RAW DATA |
+++++

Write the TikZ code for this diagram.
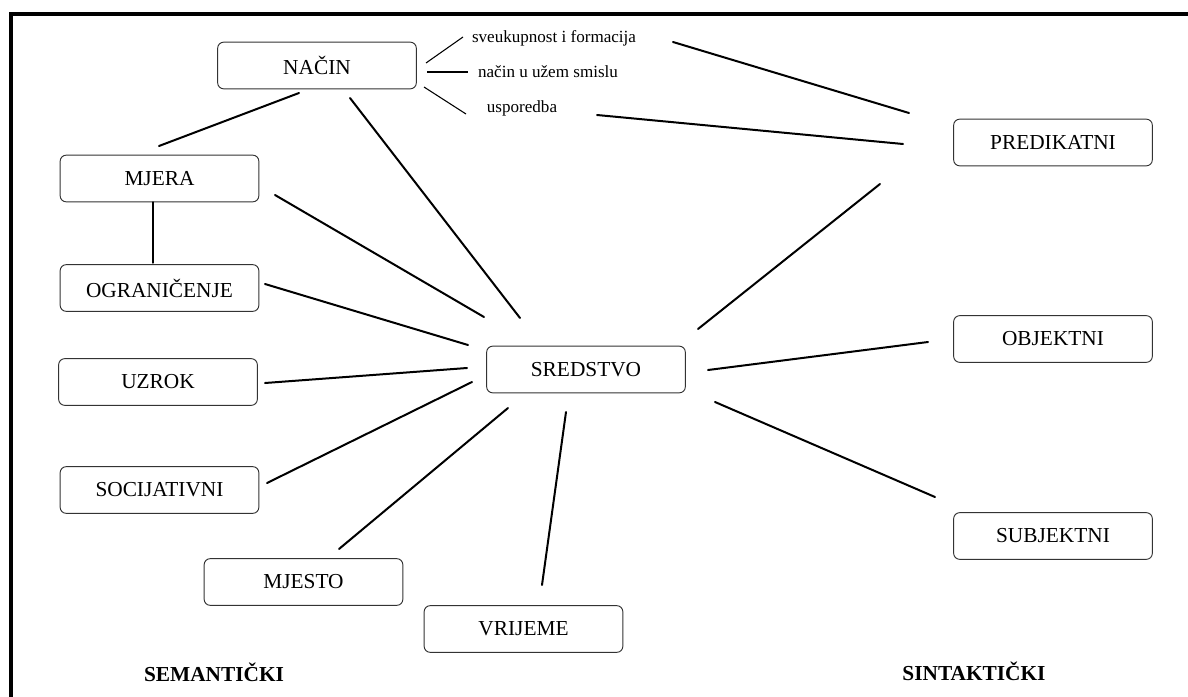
\documentclass[tikz,border=0pt]{standalone}
\usepackage{fontspec}
\setmainfont{Liberation Serif}
\begin{document}
\begin{tikzpicture}[x=0.75pt,y=-0.75pt,
  box/.style={draw=black!80,line width=0.7pt,rounded corners=4.5pt,
    minimum width=149pt,minimum height=35pt,inner sep=0pt,
    font=\fontsize{16}{19}\selectfont},
  sub/.style={inner sep=0pt,font=\fontsize{12.8}{15}\selectfont},
  head/.style={inner sep=0pt,font=\fontsize{16}{19}\selectfont\bfseries},
  link/.style={line width=1.5pt,line cap=round},
  thin/.style={line width=0.8pt}]
\useasboundingbox (0,0) rectangle (1188,696);
% frame
\draw[line width=3.2pt] (11,700) -- (11,14) -- (1192,14);

% boxes
\node[box] (nacin)    at (317,65.5)  {NAČIN};
\node[box] (mjera)    at (159.5,178.5) {MJERA};
\node[box] (ogr)      at (159.5,288) {OGRANIČENJE};
\node[box] (uzrok)    at (158,382)   {UZROK};
\node[box] (soc)      at (159.5,490) {SOCIJATIVNI};
\node[box] (mjesto)   at (303.5,582) {MJESTO};
\node[box] (vrijeme)  at (523.5,629) {VRIJEME};
\node[box] (sredstvo) at (586,369.5) {SREDSTVO};
\node[box] (pred)     at (1053,142.5) {PREDIKATNI};
\node[box] (obj)      at (1053,339)  {OBJEKTNI};
\node[box] (subj)     at (1053,536)  {SUBJEKTNI};

% sub-types of NAČIN
\node[sub] (sveuk) at (554,38)  {sveukupnost i formacija};
\node[sub] (usmis) at (548,72)  {način u užem smislu};
\node[sub] (uspor) at (522,108) {usporedba};

% headings
\node[head] (sem) at (214,672) {SEMANTIČKI};
\node[head] (sin) at (974,671) {SINTAKTIČKI};

% connector ends
\coordinate (nm1) at (299,93);   \coordinate (nm2) at (159,146);
\coordinate (ns1) at (350,98);   \coordinate (ns2) at (520,318);
\coordinate (mo1) at (153,202);  \coordinate (mo2) at (153,263);
\coordinate (ms1) at (275,195);  \coordinate (ms2) at (484,317);
\coordinate (os1) at (265,284);  \coordinate (os2) at (468,345);
\coordinate (us1) at (265,383);  \coordinate (us2) at (467,368);
\coordinate (ss1) at (267,483);  \coordinate (ss2) at (472,382);
\coordinate (js1) at (339,549);  \coordinate (js2) at (508,408);
\coordinate (vs1) at (542,585);  \coordinate (vs2) at (566,412);
\coordinate (sp1) at (698,329);  \coordinate (sp2) at (880,184);
\coordinate (so1) at (708,370);  \coordinate (so2) at (928,342);
\coordinate (sb1) at (715,402);  \coordinate (sb2) at (935,497);
\coordinate (nv1) at (426,63);   \coordinate (nv2) at (463,37);
\coordinate (nu1) at (427,72);   \coordinate (nu2) at (468,72);
\coordinate (np1) at (424,87);   \coordinate (np2) at (466,114);
\coordinate (vp1) at (673,42);   \coordinate (vp2) at (909,113);
\coordinate (pp1) at (597,115);  \coordinate (pp2) at (903,144);

% connectors
\draw[link] (nm1) -- (nm2);
\draw[link] (ns1) -- (ns2);
\draw[link,line width=1pt] (mo1) -- (mo2);
\draw[link] (ms1) -- (ms2);
\draw[link] (os1) -- (os2);
\draw[link] (us1) -- (us2);
\draw[link] (ss1) -- (ss2);
\draw[link] (js1) -- (js2);
\draw[link] (vs1) -- (vs2);
\draw[link] (sp1) -- (sp2);
\draw[link] (so1) -- (so2);
\draw[link] (sb1) -- (sb2);
\draw[thin] (nv1) -- (nv2);
\draw[thin] (nu1) -- (nu2);
\draw[thin] (np1) -- (np2);
\draw[link] (vp1) -- (vp2);
\draw[link] (pp1) -- (pp2);
\end{tikzpicture}
\end{document}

+++++

THE TASK |
Exactly as they appear, print the lines of the listing above from its first line through the line that contains "(11,14) -- (1192,14);", minus the pictures.

REPLY TO THE EXERCISE |
Write the TikZ code for this diagram.
\documentclass[tikz,border=0pt]{standalone}
\usepackage{fontspec}
\setmainfont{Liberation Serif}
\begin{document}
\begin{tikzpicture}[x=0.75pt,y=-0.75pt,
  box/.style={draw=black!80,line width=0.7pt,rounded corners=4.5pt,
    minimum width=149pt,minimum height=35pt,inner sep=0pt,
    font=\fontsize{16}{19}\selectfont},
  sub/.style={inner sep=0pt,font=\fontsize{12.8}{15}\selectfont},
  head/.style={inner sep=0pt,font=\fontsize{16}{19}\selectfont\bfseries},
  link/.style={line width=1.5pt,line cap=round},
  thin/.style={line width=0.8pt}]
\useasboundingbox (0,0) rectangle (1188,696);
% frame
\draw[line width=3.2pt] (11,700) -- (11,14) -- (1192,14);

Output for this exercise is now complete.